## What to do
Include the line containing "import * as" and all lines before it, repeated exactly from the listing below, without pictures.

* * *

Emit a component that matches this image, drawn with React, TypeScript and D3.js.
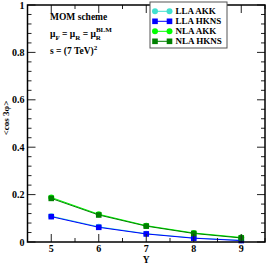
import React from "react";
import * as d3 from "d3";

const rapidities = [5, 6, 7, 8, 9];
const llaAKK = [0.109, 0.064, 0.035, 0.017, 0.007];
const llaHKNS = [0.107, 0.062, 0.034, 0.016, 0.006];
const nlaAKK = [0.188, 0.117, 0.069, 0.038, 0.019];
const nlaHKNS = [0.184, 0.114, 0.067, 0.036, 0.017];
const seriesNames = ["LLA AKK", "LLA HKNS", "NLA AKK", "NLA HKNS"];
const seriesColors = ["#40E0D0", "#0000FF", "#00FF00", "#008000"];
const seriesShapes = ["circle", "square", "circle", "square"];
const xTicks = [5, 6, 7, 8, 9];
const yTicks = [0, 0.2, 0.4, 0.6, 0.8, 1];
const yTickLabels = ["0", "0.2", "0.4", "0.6", "0.8", "1"];

const W = 267, H = 263;
const L = 27.5, R = 265, T = 5, B = 242;

export default function App() {
  const x = d3.scaleLinear().domain([4.5, 9.5]).range([L, R]);
  const y = d3.scaleLinear().domain([0, 1]).range([B, T]);
  const all = [llaAKK, llaHKNS, nlaAKK, nlaHKNS];
  const line = d3.line<number>().x((_, i) => x(rapidities[i])).y((d) => y(d));
  const xMinor = d3.range(4.5, 9.51, 0.5).filter((v) => !xTicks.includes(v));
  const yMinor = d3.range(0, 1.001, 0.04).map((v) => +v.toFixed(2)).filter((v) => Math.abs(v * 5 - Math.round(v * 5)) > 1e-6);
  const font = "'Liberation Serif', 'DejaVu Serif', serif";

  const marker = (shape: string, cx: number, cy: number, color: string, key: string) =>
    shape === "circle" ? (
      <circle key={key} cx={cx} cy={cy} r={3} fill={color} />
    ) : (
      <rect key={key} x={cx - 2.8} y={cy - 2.8} width={5.6} height={5.6} fill={color} />
    );

  return (
    <svg width={W} height={H} style={{ position: "absolute", left: 0, top: 0, background: "#fff" }} fontFamily={font}>
      <rect x={0} y={0} width={W} height={H} fill="#fff" />
      {all.map((vals, s) => (
        <g key={s}>
          <path d={line(vals) || ""} fill="none" stroke={seriesColors[s]} strokeWidth={1} />
          {vals.map((v, i) => marker(seriesShapes[s], x(rapidities[i]), y(v), seriesColors[s], `${s}-${i}`))}
        </g>
      ))}
      <g stroke="#222" strokeWidth={1}>
        {xTicks.map((t) => (
          <g key={"xt" + t}>
            <line x1={x(t)} x2={x(t)} y1={B} y2={B - 8} />
            <line x1={x(t)} x2={x(t)} y1={T} y2={T + 8} />
          </g>
        ))}
        {xMinor.map((t) => (
          <g key={"xm" + t}>
            <line x1={x(t)} x2={x(t)} y1={B} y2={B - 4} />
            <line x1={x(t)} x2={x(t)} y1={T} y2={T + 4} />
          </g>
        ))}
        {yTicks.map((t) => (
          <g key={"yt" + t}>
            <line x1={L} x2={L + 8} y1={y(t)} y2={y(t)} />
            <line x1={R} x2={R - 8} y1={y(t)} y2={y(t)} />
          </g>
        ))}
        {yMinor.map((t) => (
          <g key={"ym" + t}>
            <line x1={L} x2={L + 4} y1={y(t)} y2={y(t)} />
            <line x1={R} x2={R - 4} y1={y(t)} y2={y(t)} />
          </g>
        ))}
      </g>
      <rect x={L} y={T} width={R - L} height={B - T} fill="none" stroke="#000" strokeWidth={1.5} />
      <g fontSize={10} fontWeight="bold" fill="#000">
        {yTicks.map((t, i) => (
          <text key={"yl" + t} x={L - 3} y={y(t)} dy="0.35em" textAnchor="end">{yTickLabels[i]}</text>
        ))}
        {xTicks.map((t) => (
          <text key={"xl" + t} x={x(t)} y={252} textAnchor="middle">{t}</text>
        ))}
        <text x={x(7)} y={262.5} textAnchor="middle" fontSize={9.5}>Y</text>
        <text transform={`translate(9,118) rotate(-90)`} textAnchor="middle" fontSize={9}>{"<cos 3φ>"}</text>
      </g>
      <g fontSize={9.5} fontWeight="bold" fill="#000">
        <text x={50} y={20}>MOM scheme</text>
        <text x={50} y={37}>
          μ<tspan fontSize={7} dy={2.5}>F</tspan>
          <tspan dy={-2.5}> = μ</tspan>
          <tspan fontSize={7} dy={2.5}>R</tspan>
          <tspan dy={-2.5}> = μ</tspan>
          <tspan fontSize={7} dy={2.5}>R</tspan>
          <tspan fontSize={7} dy={-8} dx={-5}>BLM</tspan>
        </text>
        <text x={50} y={54}>
          s = (7 TeV)<tspan fontSize={7} dy={-4.5}>2</tspan>
        </text>
      </g>
      <g>
        <rect x={150} y={2} width={77} height={46} fill="#fff" stroke="#555" strokeWidth={1} />
        {seriesNames.map((n, i) => {
          const ly = 11.3 + i * 10;
          return (
            <g key={n}>
              <line x1={155} x2={169.5} y1={ly} y2={ly} stroke={seriesColors[i]} strokeWidth={1} />
              {marker(seriesShapes[i], 155, ly, seriesColors[i], "a" + i)}
              {marker(seriesShapes[i], 169.5, ly, seriesColors[i], "b" + i)}
              <text x={175.5} y={ly} dy="0.35em" fontSize={9} fontWeight="bold">{n}</text>
            </g>
          );
        })}
      </g>
    </svg>
  );
}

* * *

## Right answer
Emit a component that matches this image, drawn with React, TypeScript and D3.js.
import React from "react";
import * as d3 from "d3";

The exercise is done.